Par un décret présidentiel du 10 février, Donald Trump a ordonné au Département de la justice (DOJ) des États-Unis — qui semble désormais avoir perdu toute indépendance — de « suspendre » la mise en œuvre du Foreign Corrupt Practices Act (FCPA), la loi de 1977 réprimant la corruption d’agents publics étrangers.
Bien qu’elle soit motivée en termes d’élimination d’un frein à la compétitivité économique des entreprises américaines et de « sécurité nationale », on aurait tort de ne voir dans cette décision qu’un volet de plus dans la croisade de dérégulation de la nouvelle administration. Cette mesure s’inscrit dans un mouvement de remise en cause profonde et multiforme de l’État de droit et des valeurs fondamentales de la démocratie américaine, comme en témoigne en interne la grâce accordée à l’ancien gouverneur de l’Illinois incarcéré pendant huit ans pour corruption et la suspension des poursuites contre le maire — démocrate repenti — de New York, Eric Adams, accusé d’avoir sollicité des pots de vin de Turquie.

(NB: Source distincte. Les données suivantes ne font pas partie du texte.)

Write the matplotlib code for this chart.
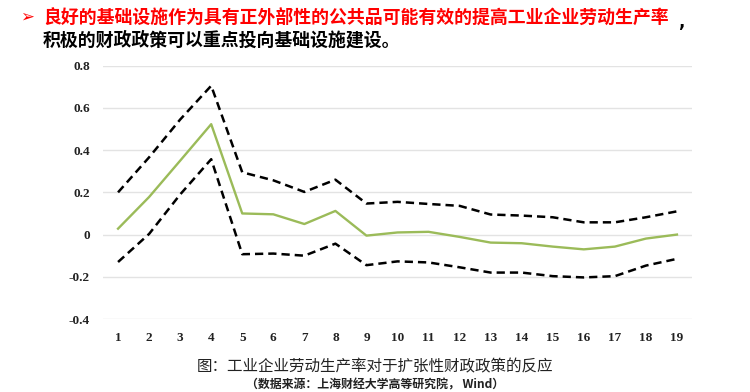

Plus spécifiquement, la « suspension » du FCPA, couplée au relâchement annoncé de la surveillance des activités de lobbying au profit de puissances étrangères — loi FARA, Foreign Agents Registration Act —, sonne comme un retour à la tolérance, sinon la légalité, de la corruption dans les affaires internationales.
Adopté en 1977 dans le sillage du Watergate et du scandale Lockheed démontrant les liens entre financements illégaux des campagnes électorales nationales et corruption d’agents publics étrangers, le FCPA interdit la corruption d’agents publics étrangers aux entreprises américaines ou soumises à la compétence juridictionnelle des États-Unis, et leur impose des contraintes rigoureuses en matière de prévention de la corruption. La loi est progressivement devenue l’étendard sous lequel Washington s’est efforcé de moraliser la vie économique internationale pour égaliser les conditions de concurrence, en suscitant l’adoption de la Convention anti-corruption de l’OCDE à la fin des années 1990 et en sanctionnant lourdement les entreprises américaines et étrangères pratiquant la corruption.
Dans les années 2000 et 2010, le FCPA est ainsi devenu la bête noire des multinationales françaises et européennes poursuivies par le DOJ, jusqu’à ce que le Royaume-Uni et la France notamment se dotent de législations anticorruption similaires au FCPA et que les grandes entreprises occidentales se dotent de dispositifs de « compliance » à l’américaine.
Contraire aux engagements internationaux des États-Unis aux termes des conventions OCDE et autres, la volte-face décrétée par Donald Trump ne pourra que compromettre ce lent et laborieux mouvement vers une réduction de la corruption dans les affaires internationales. Dans ce domaine comme en matière climatique ou sociétale, l’Europe se retrouve soudain en porte-à-faux et ses entreprises risquent d’être fortement tentées de baisser la garde pour s’aligner sur les pratiques de leurs concurrentes chinoises et autres. Transparency International ne dénonçait-elle pas déjà le relâchement français dans la lutte contre la corruption transnationale ?
Une autre voie, plus sage, consisterait à préserver l’avantage compétitif que constituent des pratiques intègres et des systèmes de compliance longs à mettre en œuvre, en se donnant les moyens d’appliquer nos législations aux entreprises qui ne les respecteraient pas, comme l’ont fait les États-Unis.
Rien ne garantit de surcroît que l’administration Trump ne cherchera pas à appliquer le FCPA de manière sélective et arbitraire aux entreprises étrangères, comme le font régulièrement les régimes autoritaires. Les entreprises américaines et leurs conseils ont accueilli ce changement de paradigme avec prudence. Leurs homologues européennes seraient bien avisées de faire de même.
Quoi qu’il en soit, tout comme le retrait des grandes organisations internationales, cette nouvelle initiative de Donald Trump continuera hélas à affaiblir la puissance normative et le standing moral des États-Unis dans le monde, qui étaient des composantes essentielles de leur soft power. C’est désormais à l’Europe qu’il incombe de prendre le relais — en y ajoutant compétitivité et puissance.